満月に聴く音楽

宮本隆の音楽活動(エレクトリックベース、時弦プロダクションなど)及び、新譜批評のサイト

坂田明+中島吏英ツアーin 大阪終了。

2020-01-30 | レヴュー
坂田明+中島吏英ツアーin 大阪終了。お客さん満員の中、先ずは盆と正月のパフォーマンスが開始。脱力感伴う狂気の世界は相変わらず。毎回、違う‘出し物’‘ネタ’を披露する事でマニアックな固定ファンもいる。次も見たくなるのは解る。今回はメンバー二人の動きは抑え気味で理解不能なコラージュビデオが巨大気味に映写され、バケツで雑巾を絞ったり、真顔で沈黙、静止したりする。
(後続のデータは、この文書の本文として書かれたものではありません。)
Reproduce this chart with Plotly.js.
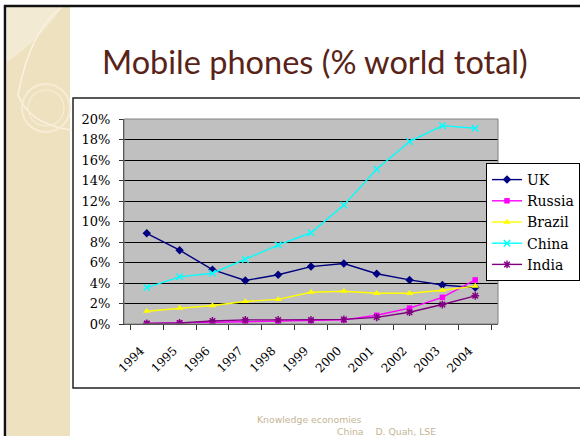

映像の音、声が強迫観念じみた執拗さで反復され、二人のパフォーマンスよりも聴覚的に突き刺さる。全くなんじゃこれはという感じでさりげなく本領発揮。
2番目は私、Nobuhiro Okahashi (electronics) +田中康之 (per)のトリオ。3人でやるのは初めてだが、何とかなるだろうと楽観的に私がきっかけを作って先行して飛び出し、後は3人でいい流れを作って30分演奏。オカハシ氏のたおやかなアンビエントと田中氏のカホンの速いグルーヴはマッチすると思っていたので、それだけでも聴き応えあり。私は要所で場面転換するのが役割と自覚し、頃良いタイムでスタート/エンドを応酬した。
トリは坂田明 (sax) + 中島吏英 (sound performance)。坂田氏がチイーンと鳴らす鐘でスタート。中島氏が床に散乱する様々な道具(写真参照)を鳴らす中、坂田氏が朗々とサックスを響かせ、会場はシリアスな実験室と化す。中島氏、ゼンマイ仕掛けのミニ機械をクルクル回しっ放しにさせながら‘さて次何をしようか’と真剣な表情で繰り出していくその‘音遊び’がカッコいい。機械音、摩擦音、微音、転がる音、様々な物質音が奔放で勝手でありながら時に坂田氏のサックスとリンクし、音階的、リズム的に合致する瞬間があるのが不思議だ。
この時点でライブ的には中嶋氏の一挙手一投足にオーディエンスの耳目が集中されるが、そのレベルで終わらないのが御大の強みか、坂田氏がおもむろに始めるボイスパフォーマンスで空気が一変し、正に第二幕が明ける。坂田氏の抽象的、非-言語な唸り声により、会場の空気が支配されると中島氏もやや身体的なパフォーマンスも交え、更に坂田氏はゆっくりとしたテンポで「どなたかいらっしゃいますか・・・・泥棒ですけど・・・」、「さっちゃん」等のシュール朗読じみた独自の発声パフォーマンスを繰り広げ、そこに物語の転換を象徴するようなクラリネットのアクセントを加えていく。最後に「おしまい」。会場の拍手はアンコールの拍手だったが、二人のパフォーマンスは潔く、あっけなく終了。即興演奏、サウンドアート、パフォーマンス、インスタレーション、実験。一人芝居。そんな様々なジャンルを飛び越えたライブを見せてもらった。